Lighter `D' line must pull its weight against Steelers today

October 27, 2002|By MIKE PRESTON

THE SIGNS are encouraging, and the potential is unlimited. But the Ravens' defensive line will learn a lot about itself today when the team plays the Pittsburgh Steelers at Ravens Stadium.

The Ravens have been one of the NFL's biggest surprise stories of the 2002 season, but if they want to become No. 1 in the AFC North, the road to the top runs through the Steelers' offensive line. Many pro personnel directors believe Pittsburgh is the most talented team in the AFC with the best offensive line in the league.

Meet Pittsburgh tackles Wayne Gandy, Marvel Smith, guards Alan Faneca, Kendall Simmons and center Chukky Okobi, who is filling in for the injured Jeff Hartings, one of the most versatile at his position in the game. It's a big, strong, fast and intimidating group.

The Steelers smacked the Indianapolis Colts around on Monday night. If that had been a title fight, it would have been stopped in the middle rounds. In the past three games of this series (two Pittsburgh wins), the Steelers have pushed the Ravens all over the field, rushing for 123, 158 and 154 yards. Pittsburgh likes to play maul ball.

"It's an outstanding group," said Ravens defensive line coach Rex Ryan. "They have four first-round picks and a second-round pick in that starting group, which means they're good athletes. You don't draft guys in the first round who are slugs. They do a really nice job."

"Their scheme is really solid, and it's been in place for more than 20 years," he said. "It's a huge challenge for us. If we do well against this group then, well, we might be really onto something here."

Pittsburgh is No. 6 in the conference in rushing with 125.3 yards a game. The line isn't overly big, but it does an excellent job at recognizing fronts and then attacking with a steady, unrelenting running game.

There is nothing fancy. The Ravens have seen it before. Straight dives and stretch plays where they pull the play side guard or tackle, whoever is uncovered. In 2000, the Ravens had success because they could go toe-to-toe with the Steelers up front with tackles Sam Adams, Tony Siragusa, Lional Dalton, Larry Webster and ends Michael McCrary and Rob Burnett.

But most of those guys aren't around anymore. Adams, Webster, Dalton and Burnett hit the free-agent trail. Siragusa retired, and McCrary is on the back end of great career. He will miss today's game because of recurring knee problems.

But the new Ravens hope to counter the Steelers with speed, athleticism and passion.
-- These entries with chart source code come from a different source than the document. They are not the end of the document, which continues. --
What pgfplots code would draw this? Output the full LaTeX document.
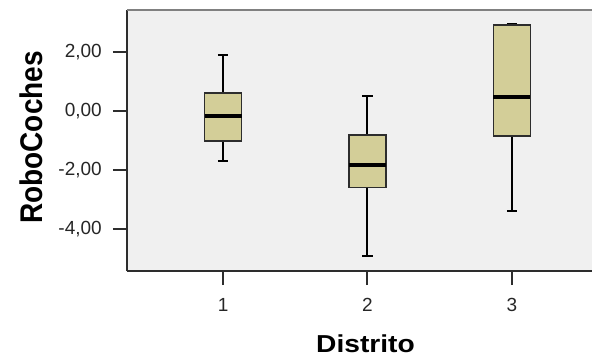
\documentclass[border=0pt]{standalone}
\usepackage{pgfplots}
\pgfplotsset{compat=1.18}
\usepgfplotslibrary{statistics}
\usepackage{fontspec}
\setmainfont{Liberation Sans}
\definecolor{bgc}{RGB}{240,240,240}
\definecolor{boxc}{RGB}{211,206,152}
\definecolor{edgec}{RGB}{45,45,45}
\begin{document}
\begin{tikzpicture}
\useasboundingbox (0,0) rectangle (592pt,-361pt);
\begin{axis}[
  at={(127pt,-271pt)}, anchor=south west,
  scale only axis, width=480.9pt, height=261pt,
  xmin=0.335, xmax=3.665, ymin=-5.44, ymax=3.445,
  separate axis lines,
  axis x line*=bottom, axis y line*=left,
  axis line style={line width=2.5pt, color=edgec},
  axis background/.style={fill=bgc},
  xtick={1,2,3}, ytick={-4,-2,0,2},
  tick align=outside, major tick length=14pt,
  tick style={line width=2pt, color=edgec},
  /pgf/number format/.cd, fixed, fixed zerofill, precision=2, use comma, assume math mode=true,
  /pgfplots/.cd,
  yticklabel style={font=\fontsize{19}{19}\selectfont, color=black!85, inner sep=0pt, xshift=-11pt},
  xticklabel style={font=\fontsize{19}{19}\selectfont, color=black!85, inner sep=0pt, yshift=-13pt},
  xticklabel={\pgfmathprintnumber[fixed, precision=0]{\tick}},
  ylabel={\scalebox{1}[1.12]{RoboCoches}},
  xlabel={\scalebox{1.15}[1]{Distrito}},
  every axis y label/.style={at={(axis description cs:0,0.5)}, xshift=-95.5pt, yshift=3pt, rotate=90, anchor=center, font=\fontsize{28}{28}\selectfont\bfseries},
  every axis x label/.style={at={(axis description cs:0.496,0)}, anchor=base, yshift=-81pt, font=\fontsize{24.5}{24.5}\selectfont\bfseries},
  boxplot/draw direction=y,
  boxplot/every box/.style={draw=edgec, line width=1.5pt, fill=boxc},
  boxplot/every median/.style={draw=black, line width=4pt},
  boxplot/every whisker/.style={draw=black, line width=2pt},
  clip=false,
]
\addplot[boxplot prepared={draw position=1, lower whisker=-1.71, lower quartile=-1.01, median=-0.17, upper quartile=0.62, upper whisker=1.93, box extend=0.256, whisker extend=0.07}] coordinates {};
\addplot[boxplot prepared={draw position=2, lower whisker=-4.92, lower quartile=-2.59, median=-1.82, upper quartile=-0.81, upper whisker=0.52, box extend=0.256, whisker extend=0.07}] coordinates {};
\addplot[boxplot prepared={draw position=3, lower whisker=-3.40, lower quartile=-0.84, median=0.47, upper quartile=2.93, upper whisker=2.96, box extend=0.256, whisker extend=0.07}] coordinates {};
\draw[line width=1.5pt, color=black!50] (rel axis cs:0,1) -- (rel axis cs:1,1);
\end{axis}
\end{tikzpicture}
\end{document}
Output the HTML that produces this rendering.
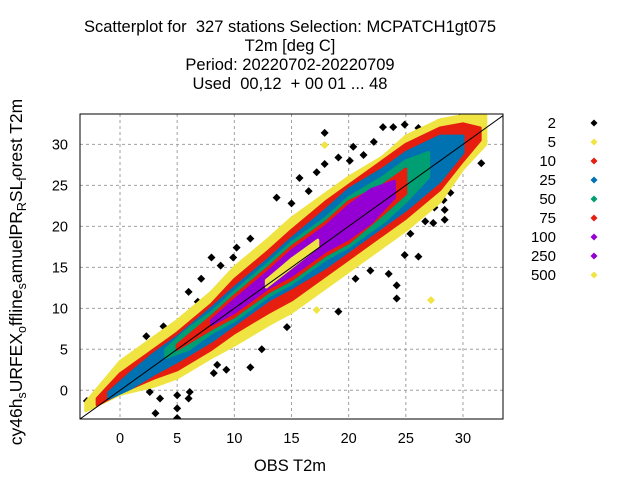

"We have a high-energy group. Our guys don't take plays off," Ryan said. "They are highly professional, and every day they go out on the practice field and try to get better. From a coaching standpoint, it's great to watch, but they pay us to win games and you hope for quick development. We're heading in the right direction. We're making steps, they might be baby steps, but we're making them."

The Ravens are taking baby steps because the defensive line is in an infancy stage. The starters are rookie left end Anthony Weaver and two third-year players: right end Adalius Thomas and nose guard Kelly Gregg. Weaver has almost as many NFL starts as Thomas and Gregg have. The backups include rookie nose guard Maake Kemoeatu and tackle Riddick Parker, a six-year veteran.

Besides the overall lack of playing experience, the Ravens are also fairly light. Kemoeatu is the only imposing defensive lineman on the roster at 6 feet 5 and 330 pounds.

So, what then has made this group so successful thus far?

Athleticism. These guys are able to stay on their feet and pursue. Former Ravens defensive coordinator Marvin Lewis instilled the philosophy and current defensive coordinator Mike Nolan continues to preach it.

There are no Michael Strahans or Warren Sapps on this roster. Not one player has the total package yet.

Take, for example, Gregg and Kemoeatu.

"Our two nose guards aren't the prototypes," Ryan said. "When God created nose guards, he didn't have Kelly Gregg's body in mind. He probably had Kemo's body, and their hearts. Kelly is a great technician. It helps him having been a great wrestler because he has great balance, awareness and outstanding hands. He bench-presses over 500 pounds."

"Kemo was a great find from the scouting department," Ryan said of the rookie free agent out of Utah. "It's hard to imagine a guy that big not being drafted. He plays hard, but it's like he's really just learning how to play."

The Ravens, though, do have two players with excellent overall potential. Weaver, the second-round pick from Notre Dame, has size and speed, and he'll get stronger after an offseason in the weight room. He needs to play the run better, but that will come with improving his technique.

Thomas is another athletic wonder, sort of like Ray Lewis. He weighs 270 pounds, but runs the 40-yard dash in 4.5 seconds. Now, if he would only become more focused.